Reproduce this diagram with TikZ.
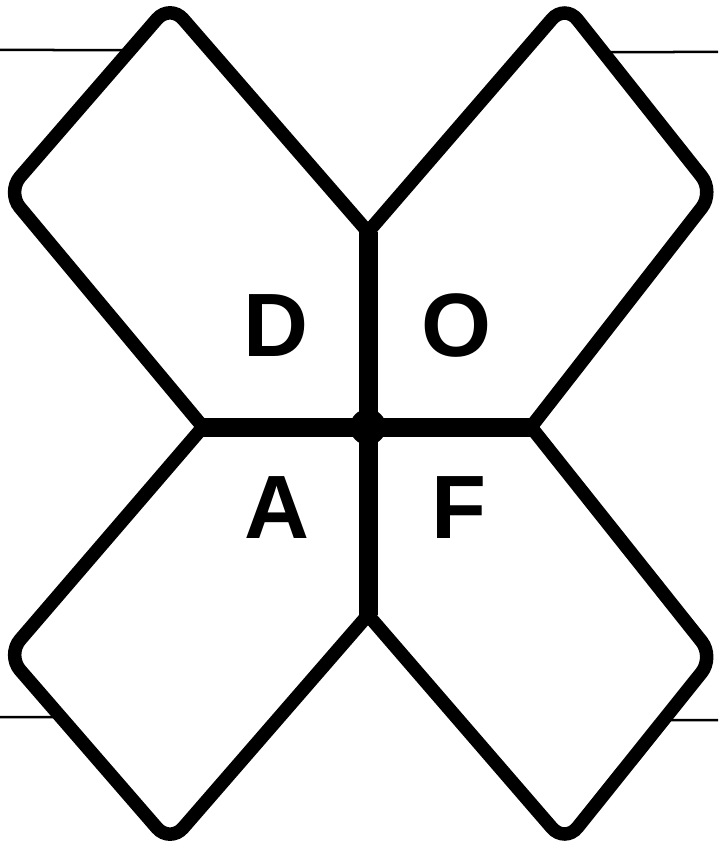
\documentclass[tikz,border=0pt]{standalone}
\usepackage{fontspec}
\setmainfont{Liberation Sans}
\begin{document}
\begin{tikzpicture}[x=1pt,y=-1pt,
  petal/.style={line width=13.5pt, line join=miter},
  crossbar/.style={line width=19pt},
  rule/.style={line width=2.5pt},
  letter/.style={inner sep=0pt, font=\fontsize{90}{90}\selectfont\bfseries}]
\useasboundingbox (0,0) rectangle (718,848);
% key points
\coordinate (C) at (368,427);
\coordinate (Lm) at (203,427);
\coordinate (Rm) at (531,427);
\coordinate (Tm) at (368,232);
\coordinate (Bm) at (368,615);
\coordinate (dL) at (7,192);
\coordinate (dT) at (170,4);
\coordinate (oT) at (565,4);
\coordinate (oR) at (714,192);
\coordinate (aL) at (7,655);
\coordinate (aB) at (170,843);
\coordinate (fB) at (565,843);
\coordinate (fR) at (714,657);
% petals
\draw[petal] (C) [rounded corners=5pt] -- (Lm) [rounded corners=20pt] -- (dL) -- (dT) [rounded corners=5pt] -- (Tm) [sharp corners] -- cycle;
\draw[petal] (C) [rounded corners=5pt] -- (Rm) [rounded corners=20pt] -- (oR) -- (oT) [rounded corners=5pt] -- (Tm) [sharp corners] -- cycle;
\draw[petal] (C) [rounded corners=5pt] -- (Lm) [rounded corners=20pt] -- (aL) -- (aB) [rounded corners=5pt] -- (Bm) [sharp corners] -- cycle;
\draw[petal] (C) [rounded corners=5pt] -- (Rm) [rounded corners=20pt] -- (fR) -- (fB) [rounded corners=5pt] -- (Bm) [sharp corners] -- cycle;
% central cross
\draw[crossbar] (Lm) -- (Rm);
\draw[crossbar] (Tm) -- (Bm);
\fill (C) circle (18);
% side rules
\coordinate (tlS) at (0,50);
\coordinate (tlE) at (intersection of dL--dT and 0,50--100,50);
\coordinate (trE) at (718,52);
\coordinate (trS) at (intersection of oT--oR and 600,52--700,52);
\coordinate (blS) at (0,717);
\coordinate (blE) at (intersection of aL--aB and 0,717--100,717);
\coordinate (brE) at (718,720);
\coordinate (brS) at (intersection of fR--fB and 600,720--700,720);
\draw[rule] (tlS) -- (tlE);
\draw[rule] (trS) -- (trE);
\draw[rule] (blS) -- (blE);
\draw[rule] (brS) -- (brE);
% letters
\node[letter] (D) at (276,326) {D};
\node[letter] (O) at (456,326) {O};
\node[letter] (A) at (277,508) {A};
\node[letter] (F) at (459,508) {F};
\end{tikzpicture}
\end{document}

*****

• [WHAT IS REQUIRED]:
Transcribe the whole listing exactly. Pictures are excluded.

• [RESULT BELOW]:
Reproduce this diagram with TikZ.
\documentclass[tikz,border=0pt]{standalone}
\usepackage{fontspec}
\setmainfont{Liberation Sans}
\begin{document}
\begin{tikzpicture}[x=1pt,y=-1pt,
  petal/.style={line width=13.5pt, line join=miter},
  crossbar/.style={line width=19pt},
  rule/.style={line width=2.5pt},
  letter/.style={inner sep=0pt, font=\fontsize{90}{90}\selectfont\bfseries}]
\useasboundingbox (0,0) rectangle (718,848);
% key points
\coordinate (C) at (368,427);
\coordinate (Lm) at (203,427);
\coordinate (Rm) at (531,427);
\coordinate (Tm) at (368,232);
\coordinate (Bm) at (368,615);
\coordinate (dL) at (7,192);
\coordinate (dT) at (170,4);
\coordinate (oT) at (565,4);
\coordinate (oR) at (714,192);
\coordinate (aL) at (7,655);
\coordinate (aB) at (170,843);
\coordinate (fB) at (565,843);
\coordinate (fR) at (714,657);
% petals
\draw[petal] (C) [rounded corners=5pt] -- (Lm) [rounded corners=20pt] -- (dL) -- (dT) [rounded corners=5pt] -- (Tm) [sharp corners] -- cycle;
\draw[petal] (C) [rounded corners=5pt] -- (Rm) [rounded corners=20pt] -- (oR) -- (oT) [rounded corners=5pt] -- (Tm) [sharp corners] -- cycle;
\draw[petal] (C) [rounded corners=5pt] -- (Lm) [rounded corners=20pt] -- (aL) -- (aB) [rounded corners=5pt] -- (Bm) [sharp corners] -- cycle;
\draw[petal] (C) [rounded corners=5pt] -- (Rm) [rounded corners=20pt] -- (fR) -- (fB) [rounded corners=5pt] -- (Bm) [sharp corners] -- cycle;
% central cross
\draw[crossbar] (Lm) -- (Rm);
\draw[crossbar] (Tm) -- (Bm);
\fill (C) circle (18);
% side rules
\coordinate (tlS) at (0,50);
\coordinate (tlE) at (intersection of dL--dT and 0,50--100,50);
\coordinate (trE) at (718,52);
\coordinate (trS) at (intersection of oT--oR and 600,52--700,52);
\coordinate (blS) at (0,717);
\coordinate (blE) at (intersection of aL--aB and 0,717--100,717);
\coordinate (brE) at (718,720);
\coordinate (brS) at (intersection of fR--fB and 600,720--700,720);
\draw[rule] (tlS) -- (tlE);
\draw[rule] (trS) -- (trE);
\draw[rule] (blS) -- (blE);
\draw[rule] (brS) -- (brE);
% letters
\node[letter] (D) at (276,326) {D};
\node[letter] (O) at (456,326) {O};
\node[letter] (A) at (277,508) {A};
\node[letter] (F) at (459,508) {F};
\end{tikzpicture}
\end{document}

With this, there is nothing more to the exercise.